Los rusos no sólo se dedicaban a la distribución de bienes procedentes de las fábricas, sino también al desmantelamiento de factorías enteras, incluidas las dos refinerías de petróleo de Jinzhou, cuyos equipos enviaban a la Unión Soviética. Calificaban aquel proceso de «reparaciones de guerra», pero para los habitantes locales equivalía al derrumbamiento total de su industria.

Los soldados rusos irrumpían en las casas de la gente y sencillamente se apropiaban de todo aquello que les gustaba, y en especial de relojes y vestidos. Por Jinzhou se extendieron como la pólvora historias que relataban violaciones de mujeres chinas por parte de los rusos. Muchas de ellas se ocultaron por temor a sus «libertadores» y, muy pronto, la ciudad hervía de cólera y ansiedad.

La casa de los Xia se alzaba fuera de los muros de la ciudad, y se hallaba pobremente protegida. Una amiga de mi madre se ofreció para prestarles una casa situada en el interior del recinto y rodeada por altos muros de piedra. La familia se trasladó inmediatamente, llevándose consigo a la maestra japonesa amiga de mi madre. La mudanza tuvo como consecuencia que mi madre tenía que recorrer diariamente una distancia mucho mayor hasta el domicilio de su tutor: casi treinta minutos de caminata. El doctor Xia insistió en llevarla por la mañana y recogerla por la tarde, pero mi madre no quería obligarle a caminar tan lejos, por lo que recorría parte del trayecto por sí sola y se encontraba con él a mitad de camino. Un día, un jeep cargado de soldados rusos que reían a carcajadas se detuvo no lejos de ella y sus ocupantes saltaron del vehículo y echaron a correr en su dirección. Mi madre corrió tan velozmente como pudo, perseguida por los rusos. Tras unos cuantos cientos de metros, distinguió a lo lejos la silueta de su padrastro agitando el bastón. Los rusos se hallaban ya muy cerca de ella, y mi madre decidió internarse en una guardería infantil desierta que conocía bien y cuyo interior era como un laberinto. Permaneció allí oculta durante más de una hora y, por fin, huyó por la puerta trasera y llegó a casa sana y salva. El doctor Xia había visto cómo los rusos entraban en el edificio en persecución de mi madre pero al poco rato, y con inmenso alivio, los había visto salir de nuevo, evidentemente desorientados por la distribución del interior.

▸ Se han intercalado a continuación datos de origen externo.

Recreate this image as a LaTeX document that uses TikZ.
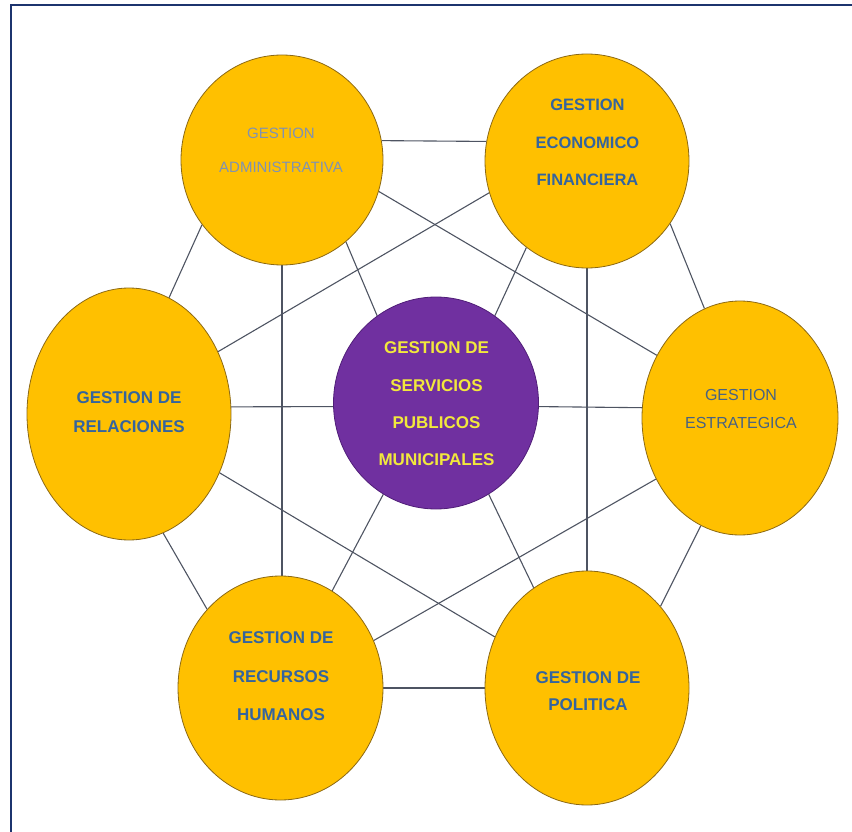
\documentclass[tikz,border=0pt]{standalone}
\usepackage{fontspec}
\setmainfont{Liberation Sans}
\usetikzlibrary{shapes.geometric,backgrounds}
\definecolor{gold}{RGB}{255,192,0}
\definecolor{ovalline}{RGB}{140,105,20}
\definecolor{purp}{RGB}{112,48,160}
\definecolor{purpline}{RGB}{80,30,120}
\definecolor{connc}{RGB}{78,84,98}
\definecolor{navy}{RGB}{28,52,110}
\definecolor{bluetxt}{RGB}{52,100,158}
\definecolor{graytxt}{RGB}{128,146,178}
\definecolor{steeltxt}{RGB}{72,98,130}
\definecolor{yeltxt}{RGB}{242,232,60}
\tikzset{
  oval/.style={ellipse, draw=ovalline, line width=0.8pt, fill=gold, inner sep=0pt},
  conn/.style={draw=connc, line width=1.1pt},
  lbl/.style={align=center, inner sep=0pt, text=bluetxt, font=\bfseries\fontsize{17}{37.5}\selectfont},
}
\begin{document}
\begin{tikzpicture}[x=1pt,y=-1pt]
\useasboundingbox (0,0) rectangle (852,832);
\draw[navy, line width=2.6pt] (852,5) -- (11,5) -- (11,832);

% ovals
\node[oval, minimum width=202pt, minimum height=210pt] (adm) at (282,160) {};
\node[oval, minimum width=204pt, minimum height=214pt] (eco) at (587,161) {};
\node[oval, minimum width=204pt, minimum height=252pt] (rel) at (129,414) {};
\node[oval, minimum width=196pt, minimum height=234pt] (est) at (740,418) {};
\node[ellipse, draw=purpline, line width=0.8pt, fill=purp, inner sep=0pt, minimum width=205pt, minimum height=212pt] (cen) at (436,403) {};
\node[oval, minimum width=205pt, minimum height=224pt] (rrh) at (280.5,688) {};
\node[oval, minimum width=204pt, minimum height=234pt] (pol) at (587,688) {};

% labels
\node[lbl, text=graytxt, font=\fontsize{15}{34}\selectfont] (admT) at (281,150) {GESTION\\ADMINISTRATIVA};
\node[lbl, font=\bfseries\fontsize{16.5}{37.5}\selectfont] (ecoT) at (587.5,142.5) {GESTION\\ECONOMICO\\FINANCIERA};
\node[lbl, font=\bfseries\fontsize{17}{29}\selectfont] (relT) at (129,412.5) {GESTION DE\\RELACIONES};
\node[lbl, text=yeltxt, font=\bfseries\fontsize{17}{37.3}\selectfont] (cenT) at (436.5,404) {GESTION DE\\SERVICIOS\\PUBLICOS\\MUNICIPALES};
\node[lbl, text=steeltxt, font=\fontsize{16}{28}\selectfont] (estT) at (741,409) {GESTION\\ESTRATEGICA};
\node[lbl, font=\bfseries\fontsize{17}{38.5}\selectfont] (rrhT) at (281,676.5) {GESTION DE\\RECURSOS\\HUMANOS};
\node[lbl, font=\bfseries\fontsize{17}{27}\selectfont] (polT) at (588,691.5) {GESTION DE\\POLITICA};

% connectors
\begin{pgfonlayer}{background}
\draw[conn] (adm.11) -- (eco.169);
\draw[conn] (adm.-141.8) -- (rel.71);
\draw[conn] (adm.-52.5) -- (cen.124);
\draw[conn] (adm.-18.6) -- (est.143.5);
\draw[conn] (adm.south) -- (adm.south |- rrh.north);
\draw[conn] (eco.-162.3) -- (rel.35.5);
\draw[conn] (eco.-125.8) -- (cen.56);
\draw[conn] (eco.-37.8) -- (est.108);
\draw[conn] (eco.south) -- (eco.south |- pol.north);
\draw[conn] (rel.4) -- (cen.182);
\draw[conn] (rel.-33.5) -- (pol.151);
\draw[conn] (rel.-74.5) -- (rrh.133);
\draw[conn] (cen.-2) -- (est.174);
\draw[conn] (cen.-120) -- (rrh.62.4);
\draw[conn] (cen.-60) -- (pol.118.9);
\draw[conn] (est.-144.8) -- (rrh.27);
\draw[conn] (est.-110) -- (pol.48);
\draw[conn] (rrh.0) -- (pol.180);
\end{pgfonlayer}
\end{tikzpicture}
\end{document}
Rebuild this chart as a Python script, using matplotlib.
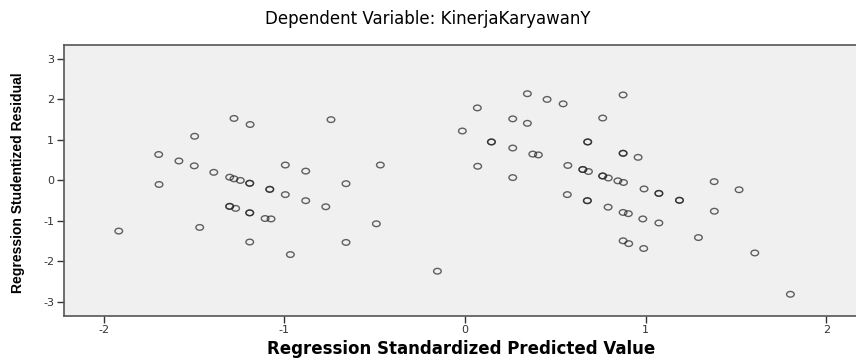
import matplotlib.pyplot as plt
from matplotlib.path import Path
from matplotlib.transforms import Affine2D

TITLE = "Dependent Variable: KinerjaKaryawanY"
X_LABEL = "Regression Standardized Predicted Value"
Y_LABEL = "Regression Studentized Residual"

# standardized predicted values (x) and studentized residuals (y)
pred = [
    -1.279, -1.190, -1.497, -1.696, -1.584, -1.499, -1.391, -1.303, -1.279, -1.244,
    -1.192, -1.192, -1.081, -1.081, -1.694, -1.303, -1.303, -1.270, -1.192, -1.192,
    -1.107, -1.074, -1.917, -1.469, -1.192, -0.742, 0.068, -0.015, -0.995, -0.882,
    -0.469, 0.070, -0.659, -0.995, -0.882, -0.771, -0.491, -0.659, -0.967, -0.153,
    0.345, 0.454, 0.543, 0.875, 0.264, 0.345, 0.762, 0.146, 0.146, 0.264,
    0.375, 0.406, 0.679, 0.679, 0.875, 0.875, 0.958, 0.264, 0.569, 0.652,
    0.652, 0.683, 0.762, 0.762, 0.793, 0.846, 0.877, 0.991, 1.073, 1.073,
    0.566, 0.677, 0.677, 0.792, 0.875, 0.904, 0.984, 1.073, 0.875, 0.906,
    0.989, 1.379, 1.517, 1.187, 1.187, 1.380, 1.292, 1.604, 1.801,
]
resid = [
    1.53, 1.38, 1.09, 0.64, 0.48, 0.36, 0.20, 0.08, 0.04, 0.00,
    -0.07, -0.07, -0.22, -0.22, -0.10, -0.64, -0.64, -0.69, -0.80, -0.80,
    -0.94, -0.95, -1.25, -1.16, -1.52, 1.50, 1.79, 1.22, 0.38, 0.23,
    0.38, 0.35, -0.08, -0.35, -0.50, -0.65, -1.07, -1.53, -1.83, -2.24,
    2.14, 2.00, 1.89, 2.11, 1.52, 1.41, 1.54, 0.95, 0.95, 0.80,
    0.65, 0.63, 0.95, 0.95, 0.67, 0.67, 0.57, 0.07, 0.37, 0.27,
    0.27, 0.22, 0.11, 0.11, 0.06, -0.01, -0.05, -0.21, -0.32, -0.32,
    -0.35, -0.50, -0.50, -0.66, -0.79, -0.82, -0.95, -1.05, -1.49, -1.56,
    -1.68, -0.03, -0.23, -0.49, -0.49, -0.76, -1.41, -1.79, -2.81,
]

x_ticks = [-2, -1, 0, 1, 2]
y_ticks = [-3, -2, -1, 0, 1, 2, 3]

plt.rcParams["font.family"] = ["Liberation Sans", "DejaVu Sans"]
plt.rcParams["axes.unicode_minus"] = False

# the reference is stretched sideways, so use a slightly wide ellipse marker
ellipse = Path.unit_circle().transformed(Affine2D().scale(1.35, 1.0))

fig = plt.figure(figsize=(8.56, 3.58), dpi=100)
ax = fig.add_axes([0.0748, 0.118, 0.93, 0.756])
ax.set_facecolor("#f0f0f0")

ax.scatter(pred, resid, marker=ellipse, s=30, facecolors="none",
           edgecolors="#222222", linewidths=1.0, alpha=0.7)

ax.set_xlim(-2.22, 2.187)
ax.set_ylim(-3.34, 3.34)
ax.set_xticks(x_ticks)
ax.set_yticks(y_ticks)
ax.tick_params(direction="out", length=5, width=1, color="#333333",
               labelsize=8, labelcolor="#333333", pad=2)
for lbl in ax.get_xticklabels() + ax.get_yticklabels():
    lbl.set_family("DejaVu Sans")
for s in ax.spines.values():
    s.set_color("#555555")
    s.set_linewidth(1.2)

# wider face for the horizontal texts, as they look stretched in the reference
fig.text(0.5, 0.947, TITLE, ha="center", va="center", fontsize=12,
         family="DejaVu Sans")
fig.text(0.5386, 0.026, X_LABEL, ha="center", va="center", fontsize=12,
         fontweight="bold", family="DejaVu Sans")
fig.text(0.021, 0.49, Y_LABEL, ha="center", va="center", fontsize=10,
         fontweight="bold", rotation=90)

fig.savefig("out.png", dpi=100)
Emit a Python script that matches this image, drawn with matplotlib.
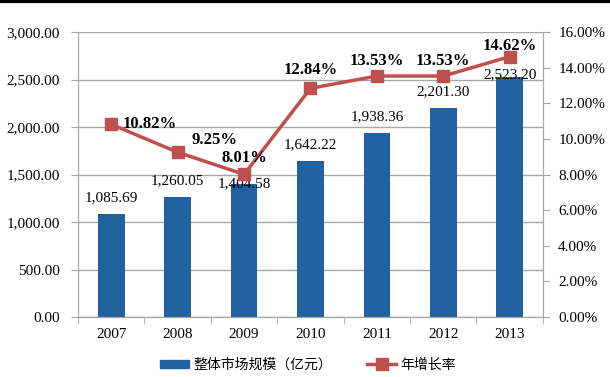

Al cabo de poco más de una semana después de la llegada de los rusos, el jefe del comité vecinal ordenó a mi madre que asistiera a una de sus reuniones, la cual tendría lugar a la tarde siguiente. Cuando llegó allí, vio a un grupo de chinos desharrapados que, acompañados por algunas mujeres, disertaban acerca de la lucha que habían sostenido durante ocho años para derrotar a los japoneses y lograr que los ciudadanos corrientes gobernaran por fin China. Eran los comunistas: los comunistas chinos. Habían llegado a la ciudad el día anterior sin anuncio previo y sin causar estrépito alguno. Las mujeres comunistas que asistían a la reunión iban ataviadas con vestiduras informes exactamente iguales a las de los hombres. Mi madre pensó para sí misma: ¿Cómo podéis vanagloriaros de haber vencido a los japoneses? Ni siquiera tenéis ropas o armas decentes. Para ella, los comunistas mostraban un aspecto aún más pobre y desastrado que los pordioseros.